Government gives go-ahead for Hinkley Point

The UK government has given the go-ahead for Hinkley Point C, the country’s first new nuclear power station for a generation.

The decision follows EDF’s investment decision in July. Following a review of the project, the government says it has reached an agreement in principle with EDF, and will impose a new legal framework for future foreign investment in nuclear power stations and other critical infrastructure.

Update: Final contracts were signed by Greg Clark, secretary of state for Business, Energy and Industrial Strategy; Jean-Bernard Levy, chairman and CEO of EDF; and He Yu, chairman of CGN, on 29 September.

Mike Tynan, Nuclear AMRC chief executive officer, commented: “This is a landmark decision by British government and demonstrates a real commitment to the future of civil nuclear power in the UK.

“I very much welcome the government commitment to take a specific stakeholder interest in nuclear new build projects. I’m certain that this will provide additional confidence to project developers and maintain momentum on projects for new nuclear power stations on Anglesey in Wales, and in West Cumbria.

“The creation of thousands of jobs in the nuclear industry and its supply chain represents lasting economic value for the UK and is good news on both a regional and national basis. Our challenge now is to support project developers and their supply chains to ensure that these new power stations are built safely, and to time and cost. I very much look forward to electricity on the grid from EDF Hinkley Point C in the mid-2020s.”

The agreement in principle means that the UK government will be able to prevent the sale of EDF’s controlling stake prior to the completion of construction, without the prior notification and agreement of ministers. Existing legal powers, and the new legal framework, will mean that the government is able to intervene in the sale of EDF’s stake once Hinkley is operational.

The new legal framework for future foreign investment in British critical infrastructure means that, after Hinkley Point C, the UK government will take a special share in all future nuclear new build projects. This will ensure that significant stakes cannot be sold without the government’s knowledge or consent.

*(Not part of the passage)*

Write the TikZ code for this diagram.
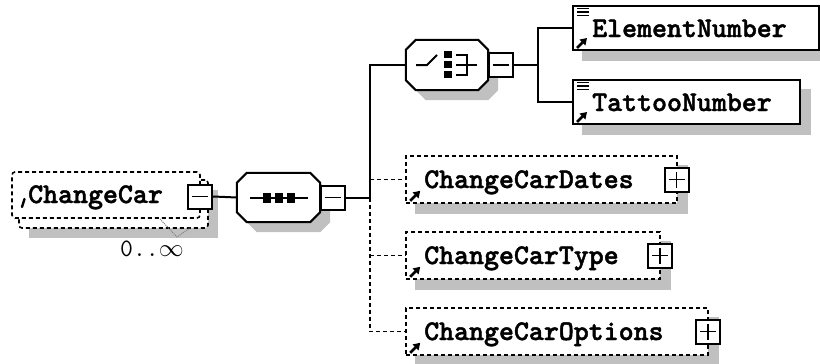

The Office for Nuclear Regulation will also be directed to require notice from developers or operators of nuclear sites of any change of ownership or part-ownership.

The government says these changes will bring Britain’s policy framework for the ownership and control of critical infrastructure into line with other major economies.

HPC

Background

The two Areva EPR reactors at Hinkley Point C (HPC) will strengthen EDF’s presence in the UK, where its subsidiary EDF Energy already operates 15 nuclear reactors and is the UK’s largest electricity supplier by volume. With a combined capacity of 3.2GW, the two HPC EPRs will provide around seven per cent of the UK’s electricity demand.

The first concrete at HPC is scheduled for mid-2019, coinciding with the scheduled start-up of the EPR at Flamanville at the end of 2018. EDF says the first HPC reactor will generate electricity from the mid-2020s.

EDF estimates the construction cost of Hinkley Point C at £18 billion. It expects UK companies to be awarded contracts worth more than 60 per cent of the project’s construction value.

Around £1.5 billion worth of contracts were provisionally placed with UK companies ahead of the final investment decision.

EDF has named seven top-tier preferred bidders to the project:

  • Bouygues TP/Laing O’Rourke – civil works.
  • Costain – marine work.
  • Alstom Energy (now part of GE) – turbines.
  • Areva – instrumentation & control, nuclear steam supply system, fuel.
  • Balfour Beatty Bailey – electrical work.
  • Cavendish Boccard Nuclear – mechanical pipework and installation.
  • Actan – HVAC.

Other preferred bidders include:

  • Rolls-Royce – heat exchangers, emergency diesel system.
  • Rolls-Royce/Nuvia – reactor coolant processing systems.
  • Weir – large pumps for cooling water.
  • Clyde Union (part of SPX Flow) – main pumps for feedwater system and cooling water system.
  • ABB UK – power transmission.
  • Ovivo – intake water filtration systems.
  • Laing O’Rourke – workers’ campus accommodation.
  • Premier Interlink WACO UK Ltd – temporary buildings.

EDF plans to work with China General Nuclear Corporation (CGN) to deliver Hinkley Point C, with CGN taking a 33.5 per cent investment share. The two groups have also proposed a collaboration to deploy EPRs at Sizewell C, Suffolk, and the Chinese Hualong HPR-1000 reactor at Bradwell, Essex.